* **PROVIDED ENTRIES**:
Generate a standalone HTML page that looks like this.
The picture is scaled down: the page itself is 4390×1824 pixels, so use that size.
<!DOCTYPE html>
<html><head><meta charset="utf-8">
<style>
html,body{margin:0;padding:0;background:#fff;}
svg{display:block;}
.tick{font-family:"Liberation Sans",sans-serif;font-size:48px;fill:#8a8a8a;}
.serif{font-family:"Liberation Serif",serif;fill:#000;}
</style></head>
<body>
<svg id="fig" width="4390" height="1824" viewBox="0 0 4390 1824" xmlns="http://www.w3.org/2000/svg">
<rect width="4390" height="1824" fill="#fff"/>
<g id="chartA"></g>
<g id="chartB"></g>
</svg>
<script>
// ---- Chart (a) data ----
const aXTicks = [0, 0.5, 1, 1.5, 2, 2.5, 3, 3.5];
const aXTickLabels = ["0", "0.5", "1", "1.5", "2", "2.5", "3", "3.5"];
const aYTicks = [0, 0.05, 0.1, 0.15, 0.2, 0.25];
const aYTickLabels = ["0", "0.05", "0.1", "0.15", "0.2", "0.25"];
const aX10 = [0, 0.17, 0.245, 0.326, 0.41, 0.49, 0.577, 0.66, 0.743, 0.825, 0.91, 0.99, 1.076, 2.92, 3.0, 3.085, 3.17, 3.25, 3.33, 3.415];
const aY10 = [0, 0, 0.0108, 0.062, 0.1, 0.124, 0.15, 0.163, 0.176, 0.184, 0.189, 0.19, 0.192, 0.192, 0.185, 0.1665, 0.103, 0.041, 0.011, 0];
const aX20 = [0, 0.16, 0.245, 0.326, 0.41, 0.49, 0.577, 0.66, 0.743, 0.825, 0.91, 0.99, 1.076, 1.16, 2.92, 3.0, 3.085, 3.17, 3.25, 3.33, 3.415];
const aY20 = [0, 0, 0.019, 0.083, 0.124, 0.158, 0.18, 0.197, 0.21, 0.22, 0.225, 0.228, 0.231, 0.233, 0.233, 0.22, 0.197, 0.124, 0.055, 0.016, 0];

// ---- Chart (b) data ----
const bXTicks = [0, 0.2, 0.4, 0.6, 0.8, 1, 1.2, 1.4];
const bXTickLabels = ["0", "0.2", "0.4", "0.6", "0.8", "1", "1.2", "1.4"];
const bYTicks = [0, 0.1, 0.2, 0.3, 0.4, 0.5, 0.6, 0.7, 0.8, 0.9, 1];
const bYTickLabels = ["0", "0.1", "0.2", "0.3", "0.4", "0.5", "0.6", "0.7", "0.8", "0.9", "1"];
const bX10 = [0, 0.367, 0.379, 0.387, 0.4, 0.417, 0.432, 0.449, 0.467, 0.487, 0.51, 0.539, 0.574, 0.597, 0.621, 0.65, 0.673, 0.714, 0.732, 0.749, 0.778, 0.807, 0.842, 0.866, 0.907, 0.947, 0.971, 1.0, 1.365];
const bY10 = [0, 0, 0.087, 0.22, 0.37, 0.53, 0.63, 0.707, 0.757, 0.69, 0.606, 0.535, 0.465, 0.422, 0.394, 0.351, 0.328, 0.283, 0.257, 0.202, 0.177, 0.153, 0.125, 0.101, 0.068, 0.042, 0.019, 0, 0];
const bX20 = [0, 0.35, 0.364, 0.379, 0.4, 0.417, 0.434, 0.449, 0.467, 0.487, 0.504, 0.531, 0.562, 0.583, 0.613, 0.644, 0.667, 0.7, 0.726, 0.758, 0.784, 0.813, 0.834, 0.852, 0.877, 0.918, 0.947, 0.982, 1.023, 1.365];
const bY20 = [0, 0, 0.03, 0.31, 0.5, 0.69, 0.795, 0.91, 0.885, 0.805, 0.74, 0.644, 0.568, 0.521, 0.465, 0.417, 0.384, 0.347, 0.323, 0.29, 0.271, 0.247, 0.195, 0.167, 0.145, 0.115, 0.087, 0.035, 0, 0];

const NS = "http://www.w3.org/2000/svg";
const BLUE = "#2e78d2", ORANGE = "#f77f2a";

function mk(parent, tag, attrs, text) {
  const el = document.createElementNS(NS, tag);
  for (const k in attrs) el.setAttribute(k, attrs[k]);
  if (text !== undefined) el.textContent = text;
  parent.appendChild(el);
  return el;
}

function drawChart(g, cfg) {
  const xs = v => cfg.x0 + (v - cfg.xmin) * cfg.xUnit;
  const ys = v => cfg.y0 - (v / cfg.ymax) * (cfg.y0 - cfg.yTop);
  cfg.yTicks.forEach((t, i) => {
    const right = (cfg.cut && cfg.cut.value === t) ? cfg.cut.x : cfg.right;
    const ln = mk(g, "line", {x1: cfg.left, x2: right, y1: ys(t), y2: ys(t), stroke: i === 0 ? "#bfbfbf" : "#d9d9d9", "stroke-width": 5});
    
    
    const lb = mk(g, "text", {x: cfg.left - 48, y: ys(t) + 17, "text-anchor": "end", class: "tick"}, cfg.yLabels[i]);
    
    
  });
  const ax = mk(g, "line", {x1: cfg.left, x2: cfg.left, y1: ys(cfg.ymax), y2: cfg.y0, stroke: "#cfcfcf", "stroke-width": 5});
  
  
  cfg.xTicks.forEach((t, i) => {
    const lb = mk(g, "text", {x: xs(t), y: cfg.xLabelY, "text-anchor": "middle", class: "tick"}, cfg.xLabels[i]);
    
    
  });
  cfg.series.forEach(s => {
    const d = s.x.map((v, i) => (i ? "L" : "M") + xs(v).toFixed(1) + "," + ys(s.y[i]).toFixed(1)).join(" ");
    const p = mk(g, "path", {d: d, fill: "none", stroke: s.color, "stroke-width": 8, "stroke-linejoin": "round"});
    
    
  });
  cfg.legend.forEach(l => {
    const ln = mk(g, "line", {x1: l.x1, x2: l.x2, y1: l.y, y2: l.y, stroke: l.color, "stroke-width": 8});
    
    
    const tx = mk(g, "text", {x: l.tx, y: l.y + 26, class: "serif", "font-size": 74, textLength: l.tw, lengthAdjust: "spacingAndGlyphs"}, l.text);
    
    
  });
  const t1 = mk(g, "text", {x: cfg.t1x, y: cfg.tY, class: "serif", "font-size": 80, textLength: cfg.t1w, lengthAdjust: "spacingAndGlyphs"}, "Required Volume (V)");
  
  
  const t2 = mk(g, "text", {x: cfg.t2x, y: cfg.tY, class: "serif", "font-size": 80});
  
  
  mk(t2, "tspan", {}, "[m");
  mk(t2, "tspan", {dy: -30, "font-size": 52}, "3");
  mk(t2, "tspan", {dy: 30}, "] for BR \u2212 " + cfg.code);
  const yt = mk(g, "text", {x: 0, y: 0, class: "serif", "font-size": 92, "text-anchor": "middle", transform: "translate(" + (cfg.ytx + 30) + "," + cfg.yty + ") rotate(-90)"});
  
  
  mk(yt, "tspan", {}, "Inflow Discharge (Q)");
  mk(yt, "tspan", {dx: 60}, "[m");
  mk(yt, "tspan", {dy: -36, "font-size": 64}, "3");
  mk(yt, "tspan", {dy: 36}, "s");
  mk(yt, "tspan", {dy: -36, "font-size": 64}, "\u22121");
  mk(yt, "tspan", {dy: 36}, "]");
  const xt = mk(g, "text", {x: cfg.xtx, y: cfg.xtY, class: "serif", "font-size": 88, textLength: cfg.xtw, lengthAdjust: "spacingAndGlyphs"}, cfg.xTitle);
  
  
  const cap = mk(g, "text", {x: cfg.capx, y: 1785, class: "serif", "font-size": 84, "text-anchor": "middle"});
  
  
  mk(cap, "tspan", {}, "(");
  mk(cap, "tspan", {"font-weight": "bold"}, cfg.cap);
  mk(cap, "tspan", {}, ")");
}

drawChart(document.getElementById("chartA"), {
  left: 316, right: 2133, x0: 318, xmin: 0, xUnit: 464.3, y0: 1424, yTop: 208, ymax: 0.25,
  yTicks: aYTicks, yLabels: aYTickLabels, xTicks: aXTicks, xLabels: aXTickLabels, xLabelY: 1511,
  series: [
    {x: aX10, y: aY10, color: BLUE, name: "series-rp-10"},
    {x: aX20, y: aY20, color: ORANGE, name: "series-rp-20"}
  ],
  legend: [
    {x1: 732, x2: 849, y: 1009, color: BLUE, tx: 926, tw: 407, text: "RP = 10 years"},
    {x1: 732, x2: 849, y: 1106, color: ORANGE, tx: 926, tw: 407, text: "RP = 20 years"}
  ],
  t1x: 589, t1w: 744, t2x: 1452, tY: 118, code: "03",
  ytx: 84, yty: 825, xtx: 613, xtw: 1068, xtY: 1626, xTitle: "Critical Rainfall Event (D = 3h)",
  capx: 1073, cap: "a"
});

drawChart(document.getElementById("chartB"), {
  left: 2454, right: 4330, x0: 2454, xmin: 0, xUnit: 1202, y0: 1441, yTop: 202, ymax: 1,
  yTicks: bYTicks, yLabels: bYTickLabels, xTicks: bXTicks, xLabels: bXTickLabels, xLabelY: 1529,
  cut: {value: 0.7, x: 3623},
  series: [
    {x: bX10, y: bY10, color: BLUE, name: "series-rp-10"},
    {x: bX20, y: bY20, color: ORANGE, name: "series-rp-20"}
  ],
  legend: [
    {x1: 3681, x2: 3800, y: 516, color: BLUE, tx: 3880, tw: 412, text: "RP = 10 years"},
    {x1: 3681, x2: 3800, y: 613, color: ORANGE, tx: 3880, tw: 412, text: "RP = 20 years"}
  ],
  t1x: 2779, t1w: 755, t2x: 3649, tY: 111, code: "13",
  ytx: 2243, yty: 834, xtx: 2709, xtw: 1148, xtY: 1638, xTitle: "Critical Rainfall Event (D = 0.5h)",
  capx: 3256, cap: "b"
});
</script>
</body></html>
---
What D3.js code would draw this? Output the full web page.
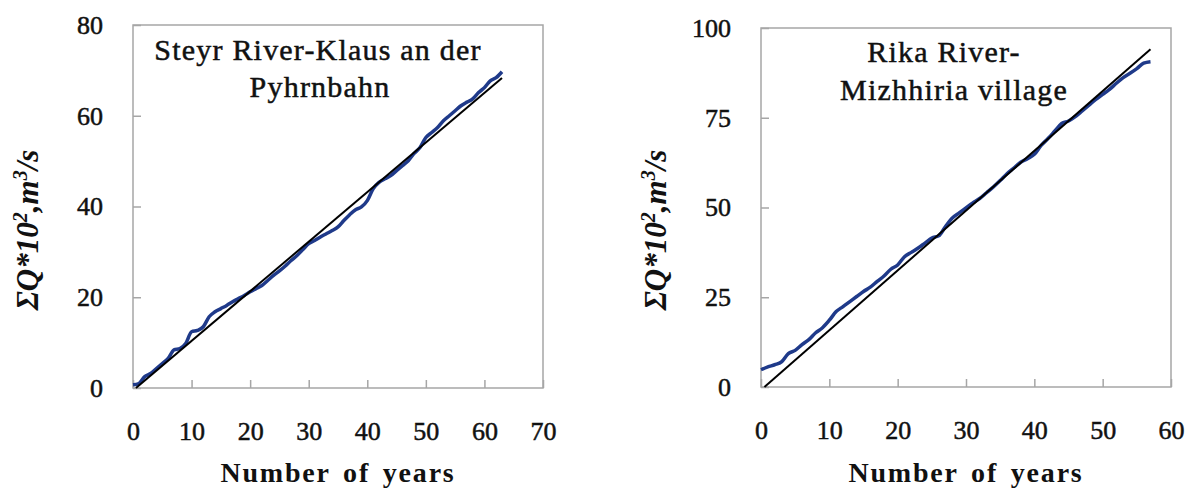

* **OBJECTIVE**:
From the records above, transcribe without alteration every line from the one with "Generate a standalone" to the one with "0.055, 0.016, 0];", inclusive.

* **FULL ANSWER**:
Generate a standalone HTML page that looks like this.
The picture is scaled down: the page itself is 4390×1824 pixels, so use that size.
<!DOCTYPE html>
<html><head><meta charset="utf-8">
<style>
html,body{margin:0;padding:0;background:#fff;}
svg{display:block;}
.tick{font-family:"Liberation Sans",sans-serif;font-size:48px;fill:#8a8a8a;}
.serif{font-family:"Liberation Serif",serif;fill:#000;}
</style></head>
<body>
<svg id="fig" width="4390" height="1824" viewBox="0 0 4390 1824" xmlns="http://www.w3.org/2000/svg">
<rect width="4390" height="1824" fill="#fff"/>
<g id="chartA"></g>
<g id="chartB"></g>
</svg>
<script>
// ---- Chart (a) data ----
const aXTicks = [0, 0.5, 1, 1.5, 2, 2.5, 3, 3.5];
const aXTickLabels = ["0", "0.5", "1", "1.5", "2", "2.5", "3", "3.5"];
const aYTicks = [0, 0.05, 0.1, 0.15, 0.2, 0.25];
const aYTickLabels = ["0", "0.05", "0.1", "0.15", "0.2", "0.25"];
const aX10 = [0, 0.17, 0.245, 0.326, 0.41, 0.49, 0.577, 0.66, 0.743, 0.825, 0.91, 0.99, 1.076, 2.92, 3.0, 3.085, 3.17, 3.25, 3.33, 3.415];
const aY10 = [0, 0, 0.0108, 0.062, 0.1, 0.124, 0.15, 0.163, 0.176, 0.184, 0.189, 0.19, 0.192, 0.192, 0.185, 0.1665, 0.103, 0.041, 0.011, 0];
const aX20 = [0, 0.16, 0.245, 0.326, 0.41, 0.49, 0.577, 0.66, 0.743, 0.825, 0.91, 0.99, 1.076, 1.16, 2.92, 3.0, 3.085, 3.17, 3.25, 3.33, 3.415];
const aY20 = [0, 0, 0.019, 0.083, 0.124, 0.158, 0.18, 0.197, 0.21, 0.22, 0.225, 0.228, 0.231, 0.233, 0.233, 0.22, 0.197, 0.124, 0.055, 0.016, 0];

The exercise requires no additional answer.